Task instructions: What number of lines hold the word "with"? State that number and nothing besides.

Given data:
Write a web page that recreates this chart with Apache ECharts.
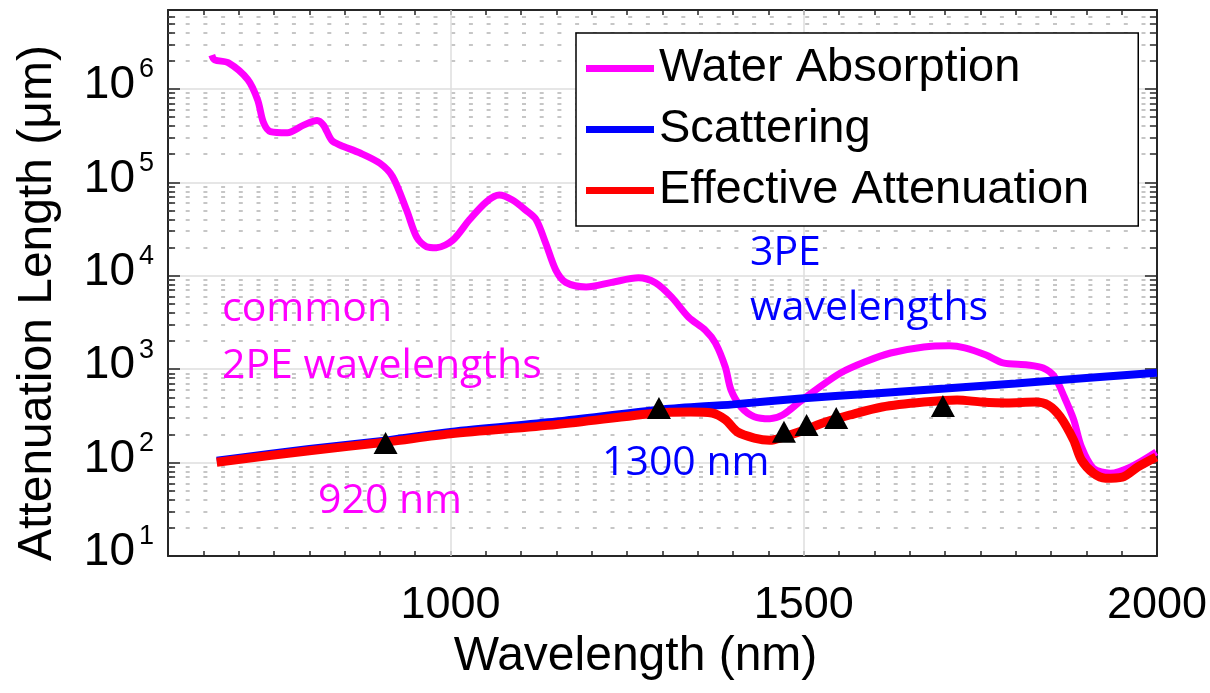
<!DOCTYPE html>
<html>
<head>
<meta charset="utf-8">
<title>Attenuation length vs wavelength</title>
<script src="https://cdn.jsdelivr.net/npm/echarts@6/dist/echarts.min.js"></script>
<style>
  html, body { margin: 0; padding: 0; background: #fff; }
  #chart { width: 1210px; height: 693px; }
</style>
</head>
<body>
<div id="chart"></div>
<script>
// water absorption length (um)
const waterNm = [662, 666, 686, 713, 727, 735, 745, 769, 792, 811, 820, 832, 844, 872, 900, 918,
  938, 952, 966, 980, 1003, 1027, 1051, 1069, 1087, 1107, 1121, 1135, 1149, 1163, 1192, 1228,
  1266, 1290, 1313, 1337, 1361, 1375, 1389, 1397, 1411, 1430, 1452, 1470, 1494, 1517, 1552,
  1587, 1623, 1670, 1706, 1728, 1758, 1782, 1817, 1839, 1855, 1869, 1882, 1893, 1910, 1934,
  1963, 1999]
const waterLen = [2.3e6, 2.05e6, 1.9e6, 1.26e6, 7.6e5, 4.4e5, 3.5e5, 3.4e5, 4.1e5, 4.6e5, 4.1e5,
  2.8e5, 2.5e5, 2.06e5, 1.6e5, 1.15e5, 5.0e4, 2.6e4, 2.05e4, 2.0e4, 2.4e4, 4.0e4, 6.2e4, 7.3e4,
  6.5e4, 5.0e4, 4.0e4, 2.2e4, 1.15e4, 8.5e3, 7.6e3, 8.5e3, 9.5e3, 8.4e3, 5.9e3, 3.6e3, 2.6e3,
  1.9e3, 1.05e3, 600, 395, 310, 295, 323, 445, 600, 910, 1200, 1490, 1730, 1780, 1690, 1420,
  1170, 1110, 1030, 830, 500, 290, 148, 87, 77, 90, 130]

// scattering length (um)
const scatNm = [669, 800, 910, 1000, 1150, 1300, 1400, 1500, 1600, 1700, 1800, 1900, 2000]
const scatLen = [105, 140, 173, 213, 275, 370, 420, 489, 550, 620, 703, 804, 918]

// effective attenuation length (um)
const effNm = [669, 800, 910, 1000, 1150, 1293, 1340, 1370, 1389, 1406, 1430, 1452, 1470, 1500,
  1530, 1565, 1611, 1670, 1717, 1752, 1787, 1828, 1846, 1863, 1882, 1893, 1910, 1927, 1951,
  1973, 1999]
const effLen = [101, 134, 166, 203, 255, 340, 348, 340, 288, 213, 183, 173, 186, 222, 270, 323,
  394, 445, 468, 445, 435, 445, 413, 310, 174, 107, 77, 68, 70, 90, 115]

// excitation wavelengths marked with triangles
const markNm = [908, 1295, 1472, 1504, 1546, 1697]
const markLen = [162, 385, 214, 252, 300, 403]

const xMin = 600
const xMax = 2000
const yMin = 10
const yMax = 7e6
const xMajor = [1000, 1500]

// minor log grid values 2..9 x 10^k
const minorY = []
for (let d = 10; d < yMax; d *= 10) {
  for (let m = 2; m <= 9; m++) {
    if (m * d < yMax) minorY.push(m * d)
  }
}

const axisFont = 'Liberation Sans'
const noteFont = 'Open Sans'
const frame = '#262626'

function pairs(xs, ys) {
  return xs.map((x, i) => [x, ys[i]])
}

const minorLines = []
minorY.forEach(v => {
  minorLines.push({ yAxis: v })
  minorLines.push([{ coord: [xMin, v], lineStyle: { type: 'solid', color: frame, width: 1.5 } },
    { coord: [xMin + 10, v] }])
  minorLines.push([{ coord: [xMax - 10, v], lineStyle: { type: 'solid', color: frame, width: 1.5 } },
    { coord: [xMax, v] }])
})

function note(text, x, y, color) {
  return {
    type: 'text', x: x, y: y, z: 20,
    style: {
      text: text, fill: color, font: '41px "' + noteFont + '"',
      align: 'left', verticalAlign: 'middle', textAlign: 'left', textVerticalAlign: 'middle'
    }
  }
}

const chart = echarts.init(document.getElementById('chart'))
chart.setOption({
  animation: false,
  backgroundColor: '#fff',
  grid: { left: 168, right: 50, top: 10, bottom: 137 },
  legend: {
    orient: 'vertical',
    left: 576,
    top: 33,
    padding: [12, 49, 12, 10],
    itemWidth: 68,
    itemHeight: 7,
    itemGap: 14,
    icon: 'rect',
    backgroundColor: '#fff',
    borderColor: '#000',
    borderWidth: 1.5,
    borderRadius: 0,
    textStyle: { fontFamily: axisFont, fontSize: 47, lineHeight: 46, color: '#000' },
    data: ['Water Absorption', 'Scattering', 'Effective Attenuation']
  },
  xAxis: [{
    type: 'value',
    min: xMin,
    max: xMax,
    interval: 50,
    name: 'Wavelength (nm)',
    nameLocation: 'middle',
    nameGap: 72,
    nameTextStyle: { fontFamily: axisFont, fontSize: 48, color: '#000', padding: [0, 54, 0, 0] },
    axisLine: { onZero: false, lineStyle: { color: frame, width: 2 } },
    axisTick: { inside: true, length: 5, lineStyle: { color: frame, width: 1.5 } },
    axisLabel: {
      margin: 27,
      fontFamily: axisFont,
      fontSize: 45,
      color: '#000',
      formatter: v => (v % 500 === 0 && v > xMin ? String(v) : '')
    },
    splitLine: { show: false }
  }, {
    type: 'value',
    position: 'top',
    min: xMin,
    max: xMax,
    interval: 50,
    axisLine: { onZero: false, lineStyle: { color: frame, width: 2 } },
    axisTick: { inside: true, length: 5, lineStyle: { color: frame, width: 1.5 } },
    axisLabel: { show: false },
    splitLine: { show: false }
  }],
  yAxis: [{
    type: 'log',
    logBase: 10,
    min: yMin,
    max: yMax,
    name: 'Attenuation Length (μm)',
    nameLocation: 'middle',
    nameRotate: 90,
    nameGap: 106,
    nameTextStyle: { fontFamily: axisFont, fontSize: 48, color: '#000', padding: [0, 40, 0, 0] },
    axisLine: { onZero: false, lineStyle: { color: frame, width: 2 } },
    axisTick: { inside: true, length: 12, lineStyle: { color: frame, width: 1.5 } },
    axisLabel: {
      margin: 14,
      formatter: v => {
        const e = Math.round(Math.log10(v))
        if (Math.abs(Math.log10(v) - e) > 1e-6) return ''
        return '{b|10}{s|' + e + '}'
      },
      rich: {
        b: { fontFamily: axisFont, fontSize: 46, lineHeight: 50, color: '#000', padding: [0, 0, 7, 0] },
        s: { fontFamily: axisFont, fontSize: 27, lineHeight: 20, color: '#000', padding: [0, 0, 38, 4] }
      }
    },
    splitLine: { show: true, lineStyle: { color: '#dedede', width: 1.5 } }
  }, {
    type: 'log',
    logBase: 10,
    min: yMin,
    max: yMax,
    position: 'right',
    axisLine: { onZero: false, lineStyle: { color: frame, width: 2 } },
    axisTick: { inside: true, length: 12, lineStyle: { color: frame, width: 1.5 } },
    axisLabel: { show: false },
    splitLine: { show: false }
  }],
  graphic: [
    note('common', 222, 309, '#ff00ff'),
    note('2PE wavelengths', 222, 366, '#ff00ff'),
    note('920 nm', 318, 501, '#ff00ff'),
    note('3PE', 750, 253, '#0000ff'),
    note('wavelengths', 750, 308, '#0000ff'),
    note('1300 nm', 602, 463, '#0000ff')
  ],
  series: [
    {
      name: 'minor grid',
      type: 'line',
      data: [],
      silent: true,
      markLine: {
        silent: true,
        z: 1,
        symbol: 'none',
        label: { show: false },
        lineStyle: { type: [4, 13.7], color: '#b4b4b4', width: 1.5 },
        data: minorLines
      }
    },
    {
      name: 'major grid',
      type: 'line',
      data: [],
      silent: true,
      markLine: {
        silent: true,
        z: 1,
        symbol: 'none',
        label: { show: false },
        lineStyle: { type: 'solid', color: '#dedede', width: 1.5 },
        data: xMajor.map(v => ({ xAxis: v }))
      }
    },
    {
      name: 'Water Absorption',
      type: 'line',
      data: pairs(waterNm, waterLen),
      smooth: 0.3,
      showSymbol: false,
      symbol: 'none',
      color: '#ff00ff',
      lineStyle: { width: 7, color: '#ff00ff' }
    },
    {
      name: 'Scattering',
      type: 'line',
      data: pairs(scatNm, scatLen),
      smooth: 0.3,
      showSymbol: false,
      symbol: 'none',
      color: '#0000ff',
      lineStyle: { width: 8, color: '#0000ff' }
    },
    {
      name: 'Effective Attenuation',
      type: 'line',
      data: pairs(effNm, effLen),
      smooth: 0.3,
      showSymbol: false,
      symbol: 'none',
      color: '#ff0000',
      lineStyle: { width: 9, color: '#ff0000' }
    },
    {
      name: 'marks',
      type: 'scatter',
      data: pairs(markNm, markLen),
      symbol: 'triangle',
      symbolSize: [24, 22],
      itemStyle: { color: '#000', opacity: 1 },
      z: 10
    }
  ]
})
</script>
</body>
</html>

Task answer: 2